What are the Weaknesses of Wells Fargo in their SWOT analysis?

  • Regulatory Scar Tissue: The 2016 fake-accounts scandal cost roughly seven years under the asset cap and billions in fines; the reputational and cultural overhang still shapes how regulators, customers, and staff view the bank, and any fresh controls failure would be judged harshly.
  • Net-Interest-Income Sensitivity: A large share of revenue is net interest income, tied to the rate cycle and deposit costs; 2026 NII guidance of roughly $50B came in softer than some investors hoped, and rate cuts would pressure the core spread even as the bank grows assets.
  • Revenue Miss Despite EPS Beat: Q1 2026 revenue of $21.45B undershot the $21.76B consensus — a reminder that the top-line growth story is still unproven quarter to quarter even as cost discipline flatters EPS.
  • Sub-Scale Capital Markets: Relative to JPMorgan, Goldman Sachs, and Morgan Stanley, Wells Fargo's investment-banking and trading franchise is smaller; the mid-teens growth Scharf targets there starts from a low base and competes against entrenched incumbents.
  • Execution Risk on the Culture Switch: Seven years of shrink-and-remediate built a defensive, control-first culture; pivoting the same organization to offense and share-gain is a hard behavioral change that cannot be mandated by press release.
  • Consumer-Credit Exposure: A large card, auto, and mortgage book leaves Wells Fargo exposed to U.S. consumer health; rising charge-offs in a downturn would hit a bank that is simultaneously trying to expand lending.

What are the Opportunities of Wells Fargo in their SWOT analysis?

  • Deploy the Freed Balance Sheet: With the asset cap gone, Wells Fargo can grow deposits and redeploy them into higher-yielding commercial loans and trading assets — the single largest lever, converting regulatory relief directly into net interest income.
  • Scale Markets, IB & Wealth: CEO Scharf has publicly targeted mid-teens growth in investment banking and markets revenue; Q1 2026 Markets revenue rose 19% and Banking 11%, showing the fee-based build-out is gaining traction from a low base.
  • Efficiency Compounding: If the efficiency ratio keeps falling while revenue grows, operating leverage widens — every incremental dollar of revenue drops more to the bottom line than at less-disciplined peers.
  • Corporate-Deposit Recapture: The bank can now win back large corporate and institutional deposits it was forced to decline for years, a cheap funding pool to support commercial lending growth.
  • Technology & Digital Modernization: Continued investment in digital banking, payments, and AI-driven servicing (the third pillar of Scharf's plan) can lift cross-sell, cut cost-to-serve, and deepen primary-bank relationships.
  • Aggressive Capital Return: A clean regulatory slate and strong capital create room for outsized buybacks at a still-modest valuation, compounding EPS while the growth story proves out.

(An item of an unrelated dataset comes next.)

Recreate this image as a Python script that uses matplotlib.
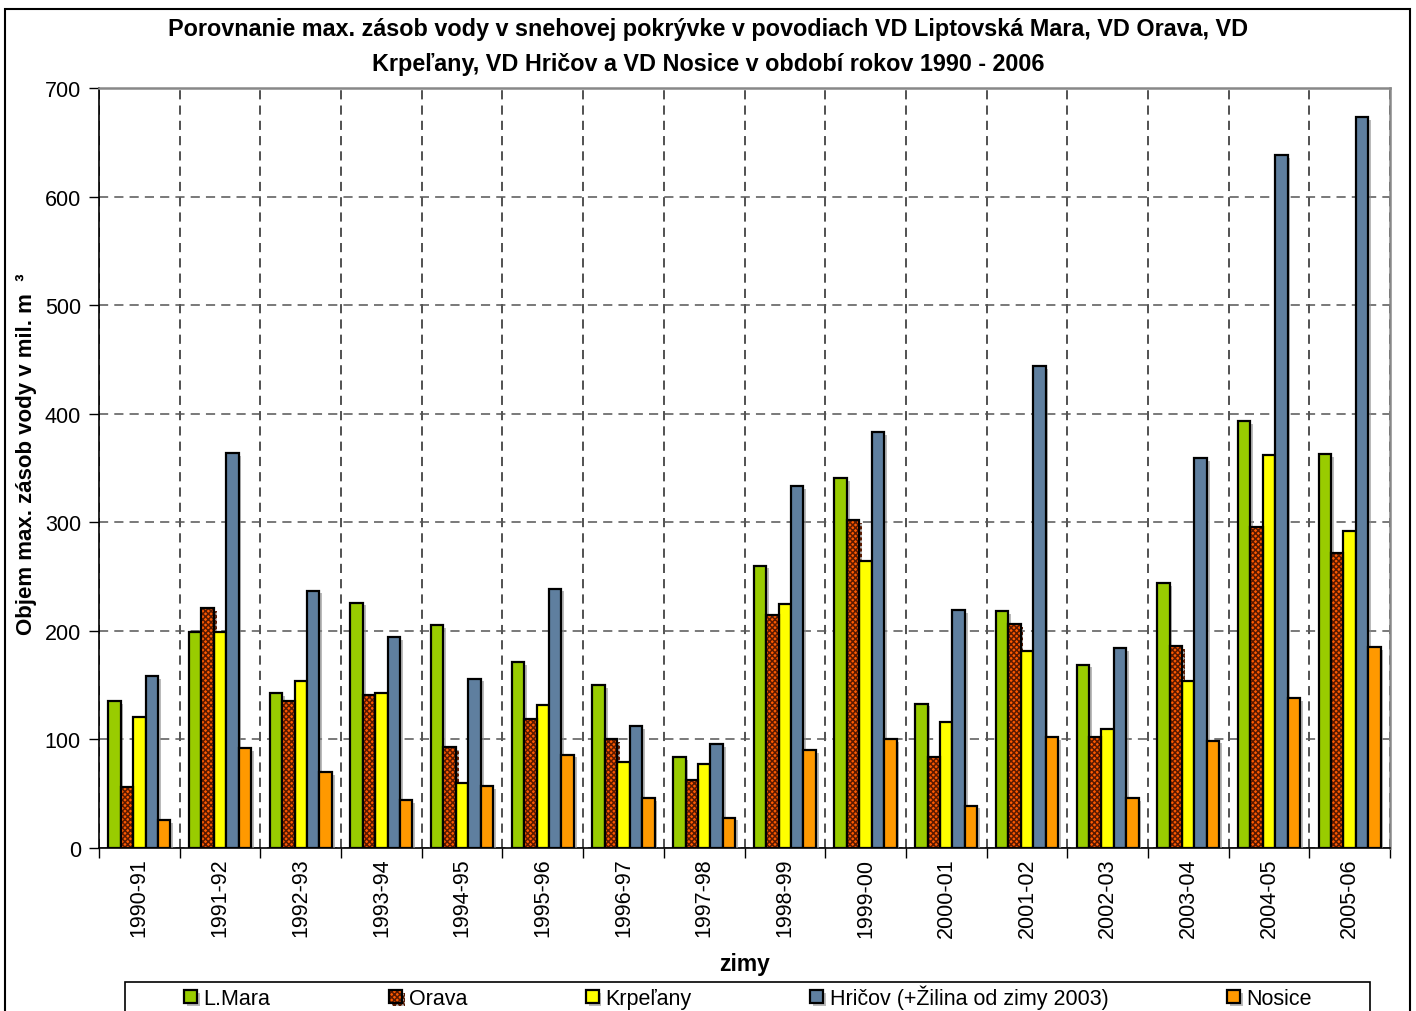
import matplotlib
matplotlib.use("Agg")
import matplotlib.pyplot as plt
import numpy as np
from matplotlib.patches import Rectangle
from matplotlib.legend_handler import HandlerTuple
import matplotlib.patheffects as pe

plt.rcParams['font.family'] = ['Liberation Sans', 'DejaVu Sans']
plt.rcParams['hatch.color'] = '#5a1a00'
plt.rcParams['hatch.linewidth'] = 1.1

winters = ['1990-91', '1991-92', '1992-93', '1993-94', '1994-95', '1995-96',
           '1996-97', '1997-98', '1998-99', '1999-00', '2000-01', '2001-02',
           '2002-03', '2003-04', '2004-05', '2005-06']

l_mara   = [135, 199, 143, 226, 205, 171, 150, 84, 260, 341, 133, 218, 169, 244, 393, 363]
orava    = [56, 221, 135, 141, 93, 119, 100, 63, 215, 302, 84, 206, 102, 186, 296, 272]
krpelany = [121, 199, 154, 143, 60, 132, 79, 77, 225, 264, 116, 181, 110, 154, 362, 292]
hricov   = [158, 364, 237, 194, 156, 239, 112, 96, 333, 383, 219, 444, 184, 359, 638, 673]
nosice   = [26, 92, 70, 44, 57, 86, 46, 28, 90, 100, 39, 102, 46, 99, 138, 185]

series_names = ['L.Mara', 'Orava', 'Krpeľany', 'Hričov (+Žilina od zimy 2003)', 'Nosice']
series_vals = [l_mara, orava, krpelany, hricov, nosice]
series_colors = ['#99cc00', '#ff5a00', '#ffff00', '#5f7f9f', '#ff9900']

W, H = 1416, 1012
fig = plt.figure(figsize=(W / 100, H / 100), dpi=100)
ax = fig.add_axes([99 / W, (H - 849) / H, (1390 - 99) / W, (849 - 89) / H])

x = np.arange(len(winters))
bw = 0.154
shadow = [pe.SimplePatchShadow(offset=(2, -2), shadow_rgbFace='0.55', alpha=0.6), pe.Normal()]

handles = []
for i, (name, vals, col) in enumerate(zip(series_names, series_vals, series_colors)):
    pos = x + (i - 2) * bw
    if name == 'Orava':
        fill = ax.bar(pos, vals, bw, color=col, hatch='xxxxxx', linewidth=0, zorder=3)
        line = ax.bar(pos, vals, bw, fill=False, edgecolor='black', linewidth=1.6, zorder=4)
        for p in fill:
            p.set_path_effects(shadow)
        handles.append((fill, line))
    else:
        bars = ax.bar(pos, vals, bw, color=col, edgecolor='black', linewidth=1.6, zorder=3)
        for p in bars:
            p.set_path_effects(shadow)
        handles.append(bars)

ax.set_xlim(-0.5, len(winters) - 0.5)
ax.set_ylim(0, 700)
ax.set_yticks(np.arange(0, 701, 100))
ax.set_xticks(x)
ax.set_xticklabels(winters, rotation=90)
ax.set_xticks(np.arange(-0.5, len(winters), 1), minor=True)
ax.tick_params(axis='x', which='major', length=0, pad=7, labelsize=15.5)
ax.tick_params(axis='x', which='minor', length=7, width=1, direction='out')
ax.tick_params(axis='y', length=7, width=1, direction='out', pad=6, labelsize=15.5)

ax.grid(axis='y', which='major', linestyle=(0, (6, 4)), color='#555555', linewidth=1.1, zorder=1)
ax.grid(axis='x', which='minor', linestyle=(0, (6, 4)), color='#222222', linewidth=1.1, zorder=1)
ax.set_axisbelow(True)

for s in ('top', 'right'):
    ax.spines[s].set_color('#888888')
    ax.spines[s].set_linewidth(1.8)
for s in ('left', 'bottom'):
    ax.spines[s].set_color('black')
    ax.spines[s].set_linewidth(1.2)

ax.set_xlabel('zimy', fontsize=16.5, fontweight='bold')
ax.xaxis.set_label_coords(0.5, -(953 - 849) / (849 - 89))
ax.set_ylabel('Objem max. zásob vody v mil. m  ³', fontsize=16, fontweight='bold')
ax.yaxis.set_label_coords(-(99 - 37) / (1390 - 99), 0.5 + 15 / (849 - 89))

fig.text(0.5, 1 - 47 / H,
         'Porovnanie max. zásob vody v snehovej pokrývke v povodiach VD Liptovská Mara, VD Orava, VD\n'
         'Krpeľany, VD Hričov a VD Nosice v období rokov 1990 - 2006',
         ha='center', va='center', fontsize=16.8, fontweight='bold', linespacing=1.65)

# outer chart border and legend frame
fig.patches.append(Rectangle((5 / W, -0.02), (1410 - 5) / W, 1 - 10 / H + 0.02,
                             transform=fig.transFigure, fill=False, edgecolor='black',
                             linewidth=1.5, zorder=0))
fig.patches.append(Rectangle((125 / W, -0.02), (1370 - 125) / W, (H - 983) / H + 0.02,
                             transform=fig.transFigure, fill=False, edgecolor='black',
                             linewidth=1.2, zorder=0))

fig.legend(handles, series_names, loc='center left', mode='expand', ncol=5,
           bbox_to_anchor=(184 / W, (H - 998) / H, (1312 - 184) / W, 0.0),
           frameon=False, borderpad=0, borderaxespad=0, fontsize=15.5,
           handlelength=0.6, handleheight=0.6, handletextpad=0.3,
           handler_map={tuple: HandlerTuple(ndivide=1)})

fig.savefig('out.png', dpi=100)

What are the Threats of Wells Fargo in their SWOT analysis?

  • Rate-Cut and Yield-Curve Risk: Falling policy rates or a flatter curve would compress net interest margins just as the bank leans into balance-sheet growth, muting the payoff from the asset-cap removal.
  • Consumer & Credit-Cycle Downturn: A U.S. recession or rising unemployment would lift loan losses across card, auto, and CRE exactly as Wells Fargo expands lending — turning a growth push into a credit problem.
  • Renewed Regulatory Scrutiny: Having just exited the penalty box, any new compliance or risk-management lapse would draw disproportionate regulatory and political attention and could reverse the hard-won freedom.
  • Intense Competition for Growth: JPMorgan, Bank of America, and Citigroup are all chasing the same corporate deposits, loans, and fee revenue; share gains must be won against scaled, well-capitalized rivals.
  • Fintech & Deposit Disintermediation: Digital challengers, high-yield fintech accounts, and money-market funds compete for the low-cost deposits Wells Fargo needs to fund profitable lending.
  • Commercial Real Estate Exposure: Office and other CRE segments remain under pressure; concentrated losses there would dent a franchise still rebuilding investor trust.